The Steepest Ascent method is an algorithm that, at each iteration, the model takes the steepest direction it can take in order to reduce the gradient to zero or some set tolerance. This method can be useful when Newton's Method is unreliable in finding our desired outcome, when it is not possible to find the maximum of a function analytically. Thus, using the steepest ascent method allows for using an iterative method for obtaining an approximate solution.

In [38]:
class LogisticRegression:
    def __init__(self, eta, iterations=20):
        self.eta = eta
        self.iters = iterations
       
    def __str__(self):
        if(hasattr(self,'w_')):
            return 'MultiClass Logistic Regression Object with coefficients:\n'+ str(self.w_)
        else:
            return 'Untrained MultiClass Logistic Regression Object'
        
    def fit(self,X,y):
        num_samples, num_features = X.shape

         # get each unique class value
        self.unique_ = np.unique(y)
        num_unique_classes = len(self.unique_)
        self.classifiers_ = [] 

        # for each unique value
        for i,yval in enumerate(self.unique_):

            # create a binary problem
            y_binary = (y==yval)

            # train the binary classifier for this class
            blr = VectorBinaryLogisticRegression(self.eta,
                                                 self.iters)
            blr.fit(X,y_binary)

            # add the trained classifier to the list
            self.classifiers_.append(blr)
            
        # save all the weights into one matrix, separate column for each class
        self.w_ = np.hstack([x.w_ for x in self.classifiers_]).T
        
    def predict_proba(self,X):
        probs = []
        for blr in self.classifiers_:
            # get probability for each classifier
            probs.append(blr.predict_proba(X))

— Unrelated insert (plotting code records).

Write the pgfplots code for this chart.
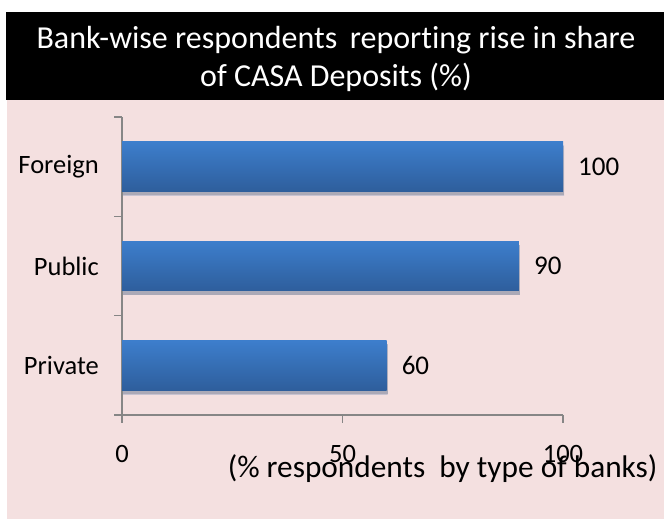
\documentclass[border=0pt]{standalone}
\usepackage{pgfplots}
\pgfplotsset{compat=1.18}
\usepackage{fontspec}
\setmainfont{Carlito}[Ligatures=NoCommon]
\usetikzlibrary{shadows}
\definecolor{pinkbg}{HTML}{F4E0E0}
\definecolor{axgray}{HTML}{868686}
\definecolor{bartop}{HTML}{3D7ECC}
\definecolor{barbot}{HTML}{2E5E9C}
\pgfplotsset{mybar/.style={draw=none, top color=bartop, bottom color=barbot,
  drop shadow={shadow xshift=1bp, shadow yshift=-4bp, opacity=0.22, fill=black!70}}}
\begin{document}
\begin{tikzpicture}[x=1bp,y=1bp]
\useasboundingbox (0,0) rectangle (664,519);
\fill[white] (0,0) rectangle (664,519);
\fill[black] (6,419) rectangle (664,507);
\fill[pinkbg] (7,0) rectangle (664,419);
\node[align=center, text=white, font=\fontsize{32bp}{38bp}\selectfont] at (336,460)
  {Bank-wise respondents\ \,reporting\ rise in share\\of CASA Deposits (\%)};
\begin{axis}[
  at={(122bp,104bp)}, anchor=south west,
  width=441bp, height=298bp, scale only axis,
  xbar, bar shift=0pt, xmin=0, xmax=100, ymin=-0.5, ymax=2.5,
  bar width=0.5,
  axis lines*=left,
  axis line style={draw=axgray, line width=1.5bp},
  xtick={0,50,100},
  ytick={0,1,2}, yticklabels={Private,Public,Foreign},
  minor ytick={-0.5,0.5,1.5,2.5},
  tick align=outside,
  major tick length=8bp, minor tick length=8bp,
  every tick/.style={draw=axgray, line width=1.5bp},
  major y tick style={draw=none},
  /pgf/number format/assume math mode=true,
  xticklabel style={font=\fontsize{26.5bp}{30bp}\selectfont, anchor=base, inner sep=0pt, yshift=-40bp},
  yticklabel style={font=\fontsize{26.5bp}{30bp}\selectfont, anchor=east, inner sep=0pt, xshift=-15bp},
  xlabel={(\% respondents\ \ by type of banks)},
  xlabel style={at={(axis description cs:0.727,0)}, anchor=center, yshift=-54bp, inner sep=0pt,
    font=\fontsize{31.3bp}{36bp}\selectfont},
  nodes near coords,
  every node near coord/.append style={font=\fontsize{27bp}{30bp}\selectfont, text=black,
    anchor=west, xshift=15bp, inner sep=0pt},
  clip=false,
]
\addplot[mybar] coordinates {(60,0)};
\addplot[mybar] coordinates {(90,1)};
\addplot[mybar] coordinates {(100,2)};
\end{axis}
\end{tikzpicture}
\end{document}
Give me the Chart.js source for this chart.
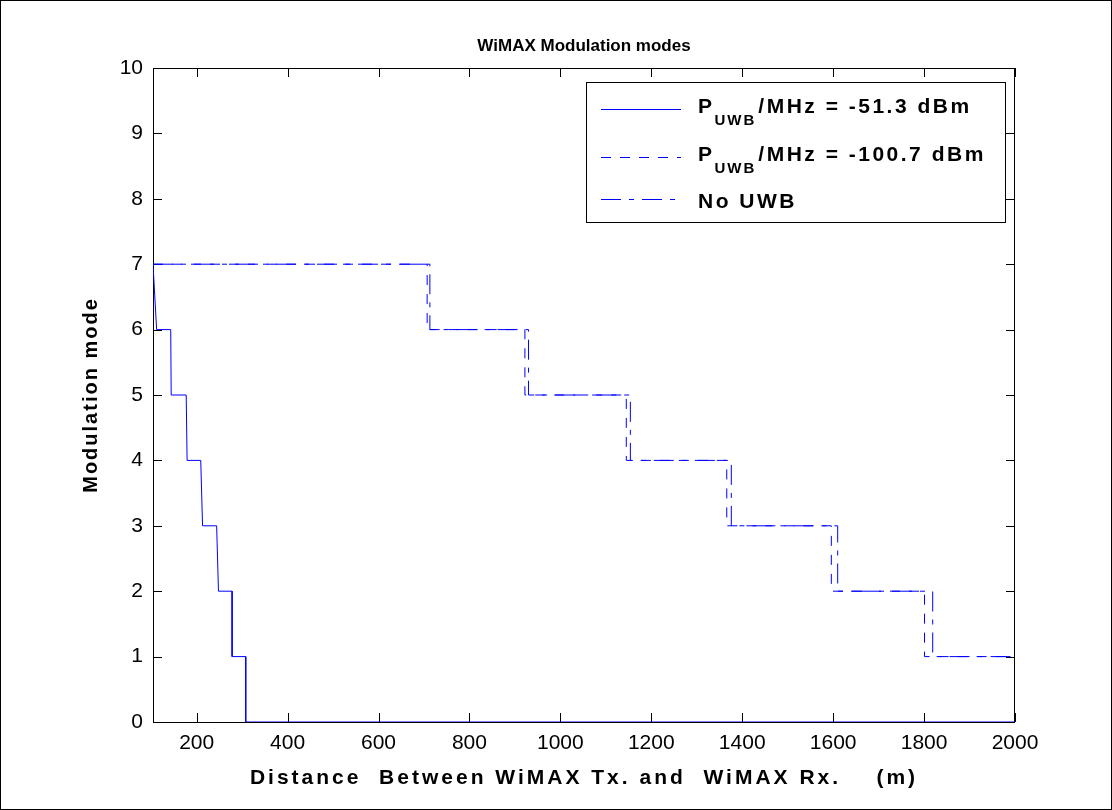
<!DOCTYPE html>
<html>
<head>
<meta charset="utf-8">
<title>WiMAX Modulation modes</title>
<script src="https://cdn.jsdelivr.net/npm/chart.js@4/dist/chart.umd.min.js"></script>
<style>
  html, body { margin: 0; padding: 0; background: #fff; }
</style>
</head>
<body>
<canvas id="modes" width="1112" height="810"></canvas>
<script>
// distance (m) / modulation mode pairs
const dist51 = [104, 112, 143, 144, 177, 179, 209, 213, 244, 248, 278, 278, 308, 308, 2000];
const mode51 = [7, 6, 6, 5, 5, 4, 4, 3, 3, 2, 2, 1, 1, 0, 0];

const dist100 = [104, 707, 707, 922, 922, 1145, 1145, 1366, 1366, 1596, 1596, 1801, 1801, 2000];
const mode100 = [7, 7, 6, 6, 5, 5, 4, 4, 3, 3, 2, 2, 1, 1];

const distNoUwb = [104, 713, 713, 930, 930, 1154, 1154, 1376, 1376, 1610, 1610, 1819, 1819, 2000];
const modeNoUwb = [7, 7, 6, 6, 5, 5, 4, 4, 3, 3, 2, 2, 1, 1];

const xTicks = [200, 400, 600, 800, 1000, 1200, 1400, 1600, 1800, 2000];
const yTicks = [0, 1, 2, 3, 4, 5, 6, 7, 8, 9, 10];

// legend entries: [main text, subscript, rest]
const legendLabels = [
  ["P", "UWB", "/MHz = -51.3 dBm"],
  ["P", "UWB", "/MHz = -100.7 dBm"],
  ["No UWB", "", ""],
];

const chartTitle = "WiMAX Modulation modes";
const xTitle = "Distance  Between WiMAX Tx. and  WiMAX Rx.    (m)";
const yTitle = "Modulation mode";

const FONT = '"Liberation Sans", Arial, Helvetica, sans-serif';
const BLUE = "#0000ff";
const dashes = [[], [10, 9], [20, 8, 5, 8]];

const toPoints = (xs, ys) => xs.map((d, i) => ({ x: d, y: ys[i] }));

const matlabBox = {
  id: "matlabBox",
  beforeDatasetsDraw(chart) {
    const { ctx, chartArea: a, scales: { x, y } } = chart;
    ctx.save();
    ctx.strokeStyle = "#000";
    ctx.lineWidth = 1;
    ctx.strokeRect(a.left + 0.5, a.top + 0.5, a.right - a.left - 1, a.bottom - a.top);
    ctx.beginPath();
    xTicks.forEach((v) => {
      const px = Math.round(x.getPixelForValue(v)) + 0.5;
      ctx.moveTo(px, a.bottom);
      ctx.lineTo(px, a.bottom - 9);
      ctx.moveTo(px, a.top);
      ctx.lineTo(px, a.top + 9);
    });
    yTicks.forEach((v) => {
      const py = Math.round(y.getPixelForValue(v)) + 0.5;
      ctx.moveTo(a.left, py);
      ctx.lineTo(a.left + 9, py);
      ctx.moveTo(a.right, py);
      ctx.lineTo(a.right - 9, py);
    });
    ctx.stroke();
    ctx.restore();
  },
  afterDraw(chart) {
    const { ctx, chartArea: a } = chart;
    const midX = (a.left + a.right) / 2;
    ctx.save();
    ctx.fillStyle = "#000";
    ctx.textBaseline = "alphabetic";
    ctx.textAlign = "center";

    // title
    ctx.font = "bold 17px " + FONT;
    ctx.letterSpacing = "0px";
    ctx.fillText(chartTitle, midX, 51);

    // axis titles (spaced out like the exported figure)
    ctx.font = "bold 21px " + FONT;
    ctx.letterSpacing = "3px";
    ctx.fillText(xTitle, midX, 784);
    ctx.font = "bold 20px " + FONT;
    ctx.letterSpacing = "2px";
    ctx.save();
    ctx.translate(97, (a.top + a.bottom) / 2);
    ctx.rotate(-Math.PI / 2);
    ctx.fillText(yTitle, 0, 0);
    ctx.restore();

    // legend box
    const bx = 586.5, by = 82.5, bw = 419, bh = 140;
    ctx.fillStyle = "#fff";
    ctx.fillRect(bx, by, bw, bh);
    ctx.strokeStyle = "#000";
    ctx.lineWidth = 1;
    ctx.strokeRect(bx, by, bw, bh);

    const lineY = [109.5, 157.5, 199.5];
    const textY = [113, 161, 208];
    ctx.textAlign = "left";
    chart.data.datasets.forEach((ds, i) => {
      ctx.strokeStyle = ds.borderColor;
      ctx.setLineDash(ds.borderDash || []);
      ctx.beginPath();
      ctx.moveTo(601, lineY[i]);
      ctx.lineTo(681, lineY[i]);
      ctx.stroke();
      ctx.setLineDash([]);

      const [main, sub, rest] = legendLabels[i];
      let tx = 698;
      ctx.fillStyle = "#000";
      ctx.font = "bold 21px " + FONT;
      ctx.letterSpacing = "2.5px";
      ctx.fillText(main, tx, textY[i]);
      tx += ctx.measureText(main).width;
      if (sub) {
        ctx.font = "bold 15px " + FONT;
        ctx.letterSpacing = "2px";
        ctx.fillText(sub, tx, textY[i] + 12);
        tx += ctx.measureText(sub).width + 2;
        ctx.font = "bold 21px " + FONT;
        ctx.letterSpacing = "2.5px";
      }
      if (rest) ctx.fillText(rest, tx, textY[i]);
    });

    // figure frame
    ctx.letterSpacing = "0px";
    ctx.strokeStyle = "#000";
    ctx.strokeRect(0.5, 0.5, 1111, 809);
    ctx.restore();
  },
};

new Chart(document.getElementById("modes"), {
  type: "line",
  data: {
    datasets: [
      { label: legendLabels[0].join(""), data: toPoints(dist51, mode51), borderDash: dashes[0] },
      { label: legendLabels[1].join(""), data: toPoints(dist100, mode100), borderDash: dashes[1] },
      { label: legendLabels[2].join(""), data: toPoints(distNoUwb, modeNoUwb), borderDash: dashes[2] },
    ].map((ds) => ({
      ...ds,
      borderColor: BLUE,
      borderWidth: 1,
      pointRadius: 0,
      tension: 0,
      fill: false,
    })),
  },
  options: {
    responsive: false,
    animation: false,
    devicePixelRatio: 1,
    layout: { padding: { left: 0, right: 97, top: 68, bottom: 0 } },
    plugins: {
      legend: { display: false },
      tooltip: { enabled: false },
      title: { display: false },
    },
    scales: {
      x: {
        type: "linear",
        min: 104,
        max: 2000,
        afterBuildTicks: (s) => { s.ticks = xTicks.map((v) => ({ value: v })); },
        afterFit: (s) => { s.height = 88; },
        ticks: {
          color: "#000",
          font: { family: FONT, size: 21 },
          padding: 9,
          maxRotation: 0,
          autoSkip: false,
          callback: (v) => String(v),
        },
        grid: { display: false, drawTicks: false },
        border: { display: false },
      },
      y: {
        type: "linear",
        min: 0,
        max: 10,
        afterBuildTicks: (s) => { s.ticks = yTicks.map((v) => ({ value: v })); },
        afterFit: (s) => { s.width = 153; },
        ticks: {
          color: "#000",
          font: { family: FONT, size: 21 },
          padding: 10,
          autoSkip: false,
          callback: (v) => String(v),
        },
        grid: { display: false, drawTicks: false },
        border: { display: false },
      },
    },
  },
  plugins: [matlabBox],
});
</script>
</body>
</html>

         # make into single matrix
        return np.hstack(probs)
    
    def predict(self,X):
        return self.unique_[np.argmax(self.predict_proba(X),axis=1)]

Binary Stochastic Gradient Descent¶

The Stochastic Gradient Descent is an algorithm linked with random probability, a single sample, or a batch of an instance, is selected randomly instead of the whole data set for each iteration. This solves the problem having a computationally expensive problem when the whole dataset is the batch that is used in the optimization technique. The gradient descent method is used to find the local minimum of an objective function; it uses the gradient to descend the loss curve towards a minimum.`

In [39]:
class StochasticLogisticRegression(BinaryLogisticRegression):
    # stochastic gradient calculation 
    def _get_gradient(self,X,y):
        # grab random instance
        idx = int(np.random.rand()*len(y)) 

        # get scalar y difference
        ydiff = y[idx]-self.predict_proba(X[idx],add_bias=False)

        # make ydiff a column vector and multiply through
        gradient = X[idx] * ydiff[:,np.newaxis]
        
        gradient = gradient.reshape(self.w_.shape)
        gradient[1:] += -2 * self.w_[1:] * self.C
        
        return gradient

Newton's Method¶

Newton’s method, rather than finding the maxima or minima, is an algorithm that finds the root of a polynomial function. This is applied to the derivative of the cost function, rather than the cost function itself. Compared to gradient descent, Newton’s method can only be applied when the cost function is differentiable twice, not just once.

In [40]:
from numpy.linalg import pinv
class HessianBinaryLogisticRegression(BinaryLogisticRegression):
    # just overwrite gradient function
    def _get_gradient(self,X,y):
         # get sigmoid value for all classes
        g = self.predict_proba(X,add_bias=False).ravel()

        # calculate the hessian
        hessian = X.T @ np.diag(g*(1-g)) @ X - 2 * self.C

        # get y difference
        ydiff = y-g

        # make ydiff a column vector and multiply through
        gradient = np.sum(X * ydiff[:,np.newaxis], axis=0) 
        gradient = gradient.reshape(self.w_.shape)
        gradient[1:] += -2 * self.w_[1:] * self.C
        
        return pinv(hessian) @ gradient
    

L2 Regularization¶

Overfitting is when the learned hypothesis fits the training data so well that it hurts the model’s performance on any new, unseen instances. The implementation of gradient descent has no regularization, so it is likely to overfit the training data.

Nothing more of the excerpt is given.